As part of the study, 14 new locations in NCR were identified last winter as emerging hotspots, half of which registered lower PM 2.5 concentration this monsoon compared to city and regional averages. Three more locations, including Manesar and Faridabad’s Sector 11, emerged as potential pollution hotspots this monsoon.

The analysis shows these locations show significantly higher seasonal average compared to the rest of the region.

Avikal Somvanshi, programme manager for sustainable cities with CSE, said, “During monsoon, there are no external factors, such as temperature drop and stubble burning that come into play during winter, that will affect the air quality. Still Faridabad, Manesar and other cities of Haryana had high pollution levels. Usually, the rain washes down all pollutants, but higher levels indicate that local sources of pollution are not being controlled.”

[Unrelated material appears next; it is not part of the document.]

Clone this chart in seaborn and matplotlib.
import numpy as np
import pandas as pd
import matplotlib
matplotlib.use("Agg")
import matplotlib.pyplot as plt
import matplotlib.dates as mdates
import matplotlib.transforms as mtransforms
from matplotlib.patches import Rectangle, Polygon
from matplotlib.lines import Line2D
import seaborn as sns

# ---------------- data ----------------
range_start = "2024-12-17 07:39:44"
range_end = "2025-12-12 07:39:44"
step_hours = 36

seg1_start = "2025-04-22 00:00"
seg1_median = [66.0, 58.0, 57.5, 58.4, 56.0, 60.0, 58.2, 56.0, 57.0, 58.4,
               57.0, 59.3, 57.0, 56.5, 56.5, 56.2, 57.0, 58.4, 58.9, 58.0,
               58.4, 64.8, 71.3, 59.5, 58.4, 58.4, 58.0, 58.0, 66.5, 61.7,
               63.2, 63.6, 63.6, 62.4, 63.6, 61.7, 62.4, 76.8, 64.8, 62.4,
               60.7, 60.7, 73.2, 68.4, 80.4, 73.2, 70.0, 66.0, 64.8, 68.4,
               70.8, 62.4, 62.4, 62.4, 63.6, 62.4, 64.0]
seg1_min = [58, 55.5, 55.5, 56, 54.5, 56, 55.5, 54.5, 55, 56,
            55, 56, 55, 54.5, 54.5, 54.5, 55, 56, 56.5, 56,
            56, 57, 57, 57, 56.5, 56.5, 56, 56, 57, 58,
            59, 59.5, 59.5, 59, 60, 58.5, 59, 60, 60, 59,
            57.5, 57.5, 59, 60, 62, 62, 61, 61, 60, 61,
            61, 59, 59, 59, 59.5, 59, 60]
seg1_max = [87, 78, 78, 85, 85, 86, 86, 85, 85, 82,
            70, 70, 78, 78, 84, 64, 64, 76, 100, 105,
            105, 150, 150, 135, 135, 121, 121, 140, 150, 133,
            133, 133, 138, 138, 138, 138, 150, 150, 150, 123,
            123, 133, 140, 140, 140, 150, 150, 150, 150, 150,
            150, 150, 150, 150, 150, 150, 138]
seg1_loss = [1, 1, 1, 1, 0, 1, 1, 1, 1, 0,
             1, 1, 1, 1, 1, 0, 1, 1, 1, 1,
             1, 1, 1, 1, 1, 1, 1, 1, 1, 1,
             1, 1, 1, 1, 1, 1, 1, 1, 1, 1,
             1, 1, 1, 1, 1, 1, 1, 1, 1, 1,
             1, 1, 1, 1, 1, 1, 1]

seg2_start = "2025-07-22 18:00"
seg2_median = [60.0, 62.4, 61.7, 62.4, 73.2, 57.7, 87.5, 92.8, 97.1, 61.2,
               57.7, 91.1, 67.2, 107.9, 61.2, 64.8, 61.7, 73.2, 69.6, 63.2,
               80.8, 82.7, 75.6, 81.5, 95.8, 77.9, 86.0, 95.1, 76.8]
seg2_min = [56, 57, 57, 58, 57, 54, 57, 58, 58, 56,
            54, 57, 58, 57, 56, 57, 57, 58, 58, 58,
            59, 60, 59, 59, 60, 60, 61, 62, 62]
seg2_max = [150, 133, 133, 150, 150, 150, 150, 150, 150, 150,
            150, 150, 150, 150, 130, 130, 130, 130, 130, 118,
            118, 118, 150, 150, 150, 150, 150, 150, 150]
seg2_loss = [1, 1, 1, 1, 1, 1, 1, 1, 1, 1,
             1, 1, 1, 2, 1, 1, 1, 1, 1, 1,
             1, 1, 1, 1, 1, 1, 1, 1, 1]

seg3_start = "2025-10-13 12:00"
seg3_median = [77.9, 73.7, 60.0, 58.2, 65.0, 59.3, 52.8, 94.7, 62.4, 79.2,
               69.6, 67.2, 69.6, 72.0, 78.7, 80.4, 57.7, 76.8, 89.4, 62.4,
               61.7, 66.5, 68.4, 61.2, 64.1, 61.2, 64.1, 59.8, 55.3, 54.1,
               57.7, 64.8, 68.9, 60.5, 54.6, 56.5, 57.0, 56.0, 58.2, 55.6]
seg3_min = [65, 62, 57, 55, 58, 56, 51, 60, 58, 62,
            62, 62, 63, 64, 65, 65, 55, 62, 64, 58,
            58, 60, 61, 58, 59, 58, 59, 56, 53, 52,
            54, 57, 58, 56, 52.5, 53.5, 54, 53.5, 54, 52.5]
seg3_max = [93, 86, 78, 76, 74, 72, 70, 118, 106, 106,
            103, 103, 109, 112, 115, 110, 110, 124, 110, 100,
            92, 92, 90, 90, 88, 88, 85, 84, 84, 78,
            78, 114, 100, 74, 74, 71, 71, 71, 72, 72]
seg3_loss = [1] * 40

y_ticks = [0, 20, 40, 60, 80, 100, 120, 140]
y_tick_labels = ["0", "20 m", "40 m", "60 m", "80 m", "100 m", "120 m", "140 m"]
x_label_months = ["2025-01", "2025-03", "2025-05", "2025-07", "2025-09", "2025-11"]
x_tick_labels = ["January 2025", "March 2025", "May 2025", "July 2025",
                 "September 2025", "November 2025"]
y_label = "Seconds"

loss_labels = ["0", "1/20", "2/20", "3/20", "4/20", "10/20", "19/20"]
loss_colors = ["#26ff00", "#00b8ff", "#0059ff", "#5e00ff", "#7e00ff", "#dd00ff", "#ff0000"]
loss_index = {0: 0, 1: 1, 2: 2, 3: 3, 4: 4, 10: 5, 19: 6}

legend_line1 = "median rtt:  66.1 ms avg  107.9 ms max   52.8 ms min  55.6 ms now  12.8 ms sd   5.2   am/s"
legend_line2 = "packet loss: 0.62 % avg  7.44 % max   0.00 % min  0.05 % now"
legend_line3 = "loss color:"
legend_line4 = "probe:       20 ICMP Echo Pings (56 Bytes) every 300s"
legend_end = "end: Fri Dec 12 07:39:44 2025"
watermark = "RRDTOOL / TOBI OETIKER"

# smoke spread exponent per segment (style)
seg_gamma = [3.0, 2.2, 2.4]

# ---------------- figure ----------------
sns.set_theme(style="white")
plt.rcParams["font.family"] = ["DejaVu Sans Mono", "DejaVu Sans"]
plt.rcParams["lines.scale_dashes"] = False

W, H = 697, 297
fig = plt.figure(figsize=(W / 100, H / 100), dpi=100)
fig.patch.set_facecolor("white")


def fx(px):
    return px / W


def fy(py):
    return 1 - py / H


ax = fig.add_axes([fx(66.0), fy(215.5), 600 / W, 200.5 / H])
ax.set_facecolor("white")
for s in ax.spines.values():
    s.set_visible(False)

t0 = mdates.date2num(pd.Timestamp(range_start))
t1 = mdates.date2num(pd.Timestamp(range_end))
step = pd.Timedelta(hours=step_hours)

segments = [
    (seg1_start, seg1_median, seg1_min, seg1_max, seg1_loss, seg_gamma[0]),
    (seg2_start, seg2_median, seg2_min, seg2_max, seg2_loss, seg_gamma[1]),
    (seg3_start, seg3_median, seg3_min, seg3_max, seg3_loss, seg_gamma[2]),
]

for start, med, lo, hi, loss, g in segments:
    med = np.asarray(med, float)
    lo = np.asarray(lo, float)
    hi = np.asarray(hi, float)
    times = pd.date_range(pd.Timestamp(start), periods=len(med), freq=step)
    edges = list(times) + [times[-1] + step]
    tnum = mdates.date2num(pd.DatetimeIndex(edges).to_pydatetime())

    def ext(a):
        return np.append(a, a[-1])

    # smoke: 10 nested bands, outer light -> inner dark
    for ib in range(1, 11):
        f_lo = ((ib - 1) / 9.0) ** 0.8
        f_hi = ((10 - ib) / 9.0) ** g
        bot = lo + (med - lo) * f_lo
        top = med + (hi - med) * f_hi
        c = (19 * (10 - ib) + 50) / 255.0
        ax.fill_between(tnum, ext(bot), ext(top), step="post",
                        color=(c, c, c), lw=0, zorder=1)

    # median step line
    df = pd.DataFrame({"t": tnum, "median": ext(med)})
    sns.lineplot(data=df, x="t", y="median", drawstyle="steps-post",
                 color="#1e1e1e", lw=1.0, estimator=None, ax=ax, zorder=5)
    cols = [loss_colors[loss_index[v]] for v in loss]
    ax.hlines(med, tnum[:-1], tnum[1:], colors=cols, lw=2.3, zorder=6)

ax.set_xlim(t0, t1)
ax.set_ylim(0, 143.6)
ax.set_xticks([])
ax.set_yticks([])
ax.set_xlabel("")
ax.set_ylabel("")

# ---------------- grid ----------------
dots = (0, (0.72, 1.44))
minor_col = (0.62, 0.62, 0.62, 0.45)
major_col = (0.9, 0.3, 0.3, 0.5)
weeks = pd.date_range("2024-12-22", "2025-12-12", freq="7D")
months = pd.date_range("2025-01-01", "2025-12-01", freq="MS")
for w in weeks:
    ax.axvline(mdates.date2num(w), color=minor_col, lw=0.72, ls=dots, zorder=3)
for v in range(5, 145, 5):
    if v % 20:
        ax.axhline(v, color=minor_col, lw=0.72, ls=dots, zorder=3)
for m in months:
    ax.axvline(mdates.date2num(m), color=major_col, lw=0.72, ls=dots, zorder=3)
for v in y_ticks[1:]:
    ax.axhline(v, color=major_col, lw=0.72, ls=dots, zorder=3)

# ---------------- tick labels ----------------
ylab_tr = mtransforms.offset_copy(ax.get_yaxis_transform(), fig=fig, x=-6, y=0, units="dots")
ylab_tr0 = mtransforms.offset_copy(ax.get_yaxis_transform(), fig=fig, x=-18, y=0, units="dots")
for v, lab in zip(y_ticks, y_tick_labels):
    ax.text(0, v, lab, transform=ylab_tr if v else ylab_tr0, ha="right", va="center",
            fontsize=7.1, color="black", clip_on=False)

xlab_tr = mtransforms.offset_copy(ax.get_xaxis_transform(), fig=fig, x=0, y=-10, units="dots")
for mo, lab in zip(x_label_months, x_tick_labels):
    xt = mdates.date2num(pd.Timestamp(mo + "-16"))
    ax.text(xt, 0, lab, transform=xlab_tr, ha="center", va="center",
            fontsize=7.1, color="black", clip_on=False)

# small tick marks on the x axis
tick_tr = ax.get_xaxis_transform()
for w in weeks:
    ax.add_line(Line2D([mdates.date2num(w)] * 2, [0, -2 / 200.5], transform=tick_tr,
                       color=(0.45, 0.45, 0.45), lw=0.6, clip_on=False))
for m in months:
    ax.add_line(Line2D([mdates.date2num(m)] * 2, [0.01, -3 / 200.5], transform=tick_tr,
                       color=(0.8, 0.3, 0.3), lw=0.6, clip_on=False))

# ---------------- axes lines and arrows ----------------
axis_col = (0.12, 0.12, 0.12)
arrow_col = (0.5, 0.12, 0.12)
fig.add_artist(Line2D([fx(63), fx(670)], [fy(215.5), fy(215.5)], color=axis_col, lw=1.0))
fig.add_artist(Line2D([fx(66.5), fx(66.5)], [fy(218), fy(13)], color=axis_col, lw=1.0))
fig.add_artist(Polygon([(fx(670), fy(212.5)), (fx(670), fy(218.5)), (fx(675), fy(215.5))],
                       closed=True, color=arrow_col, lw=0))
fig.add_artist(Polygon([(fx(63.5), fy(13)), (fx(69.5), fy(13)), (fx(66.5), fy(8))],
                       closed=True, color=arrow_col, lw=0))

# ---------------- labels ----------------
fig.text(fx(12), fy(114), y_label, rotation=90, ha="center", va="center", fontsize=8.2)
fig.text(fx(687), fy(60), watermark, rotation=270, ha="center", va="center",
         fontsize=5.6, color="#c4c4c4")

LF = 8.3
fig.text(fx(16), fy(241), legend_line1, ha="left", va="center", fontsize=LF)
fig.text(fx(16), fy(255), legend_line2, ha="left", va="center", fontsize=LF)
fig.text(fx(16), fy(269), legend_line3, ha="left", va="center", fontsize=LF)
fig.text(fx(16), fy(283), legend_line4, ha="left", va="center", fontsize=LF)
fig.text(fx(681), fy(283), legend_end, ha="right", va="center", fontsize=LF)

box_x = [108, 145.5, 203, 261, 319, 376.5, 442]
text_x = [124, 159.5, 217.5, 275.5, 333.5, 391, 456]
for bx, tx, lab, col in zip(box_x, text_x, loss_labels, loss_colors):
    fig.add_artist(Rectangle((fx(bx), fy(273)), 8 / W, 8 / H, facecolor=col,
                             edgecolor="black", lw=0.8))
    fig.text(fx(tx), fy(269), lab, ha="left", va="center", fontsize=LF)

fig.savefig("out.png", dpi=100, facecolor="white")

“If during monsoon, high levels of pollution are being reported when most of Delhi-NCR had good air quality, it will be very difficult to meet targets during winter, when external factors affect the air quality,” he added.

According to the 2009 National Ambient Air Quality Standards, the permissible PM2.5 level over a year-long period is 40µg/m³--eight times more than the revised threshold set by the World Health Organisation.

The seasonal average of air pollutants in Faridabad (42), Gurugram (44), Manesar (51) and Dharuhera (43) during monsoon this year (from July 1 till October 15) was higher than the annual average.

S Narayanan, member secretary of Haryana State Pollution Control Board (HSPCB), said, “I am yet to go through the data. I will not be able to comment before studying it. All measures are being taken to ensure that pollution levels are under control during the winter season.”

Meanwhile, the air quality in Gurugram was in the moderate category. The Central Pollution Control Board’s air quality bulletin showed Gurugram had an air quality index (AQI) of 164 on Friday. With an AQI of 183, Faridabad district also recorded moderate air quality, though slightly poorer than Gurugram. Over the next two days, the city is likely to receive one or two spells of rain, which might improve the air quality.

According to the weather bulletin issued on Friday by the Air Quality Early Warning System for Delhi, the air quality in the national capital territory will remain ‘moderate’ on Saturday and is likely to improve on Sunday, owing to rainfall and strong winds. The contribution of biomass burning in PM2.5 concentration is also likely to be less than 5% and reduce significantly over the weekend.